The United States Copyright Office is launching a rare round of public comment on rules that bar people from breaking through digital copy-protection technology on works such as music, movies, software or electronic books. Regulators aren't looking to change the law, but they are looking for public suggestions on what kinds of activity should be legalized in spite of the rules.
This is only the second time in the controversial law's five-year history that the public has been able to pitch in with suggestions for exceptions. Critics of the law say they will use the opportunity to draw wider public attention to the way its restrictions can affect ordinary people.
"Outside the copyright community, most people don't know this exists," said Fred von Lohmann, a staff attorney with the Electronic Frontier Foundation, a digital civil liberties group. "We're already planning to submit comments and organize comments by others. We're hoping that by the time the December deadline rolls around, a lot more people will be aware of this."

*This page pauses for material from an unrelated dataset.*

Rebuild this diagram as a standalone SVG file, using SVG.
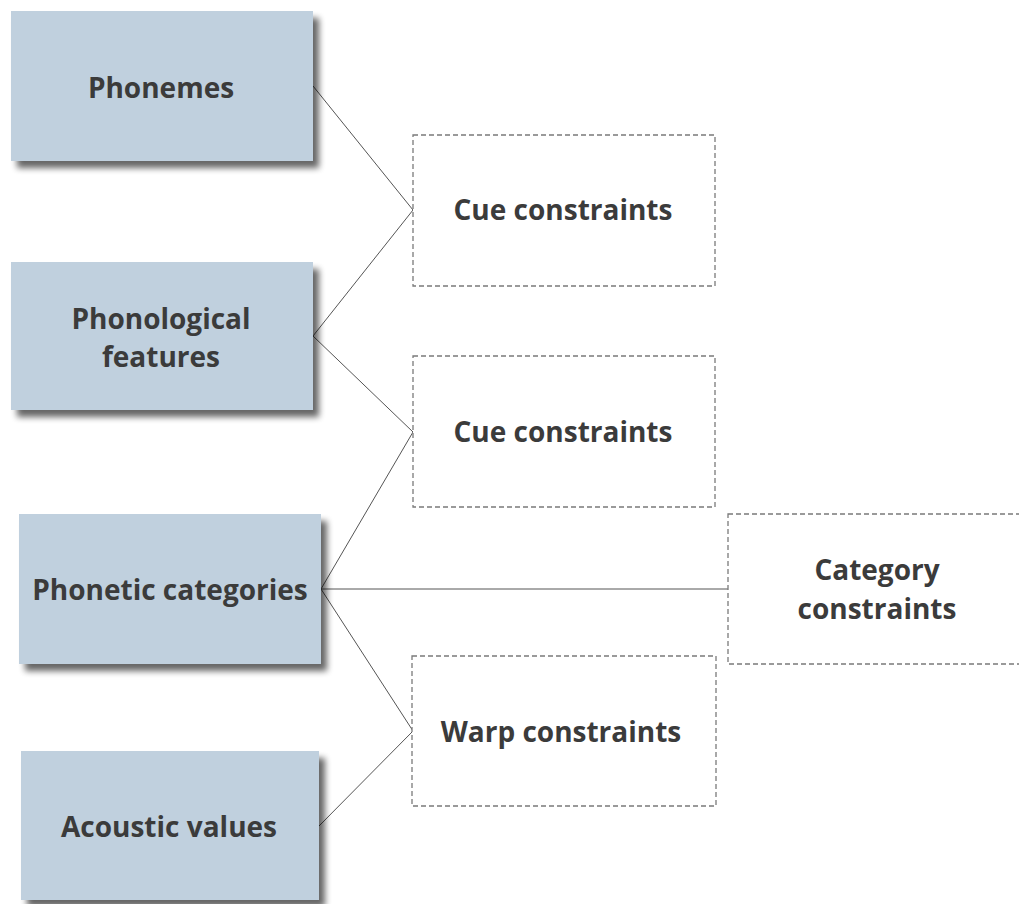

The portion of copyright law coming under the public microscope is the so-called anti-circumvention clause of the Digital Millennium Copyright Act, which bars people from circumventing "technological measure that effectively controls access to a work," as well as creating or distributing tools to do the same.
That law has been used by Hollywood in attempts to keep the DeCSS software program, which can be used in the process of copying DVDs, off the Web. It was the trigger for the FBI's arrest of Dmitry Sklyarov, a Russian programmer who had helped create technology that could crack Adobe Systems' e-book protections.
Free-speech advocates have challenged the constitutionality of the law, and the last round of public comments on the anti-circumvention clause three years ago drew an avalanche of comments from critics.
However, the copyright office says it has only a very limited scope to define exceptions to the law. In the last round, it carved out just two activities that could be exempted from the law. People could break through encryption on lists of Web sites blocked by Web filtering programs and could break protection on software or other "literary works" in cases where the copy control was obsolete or interfering with the functioning of the program, the office said.
This time around, the office is again asking for specific examples of cases where the law's restrictions cause "actual instances of verifiable problems occurring in the marketplace." Inconvenience or "theoretical critiques" are not enough, the office warned.
Von Lohmann cited several examples of types of activity that might merit exemption, including the "clean flicks" practice in which people delete scenes deemed objectionable from Hollywood movies and rent these movies to parents or other concerned viewers.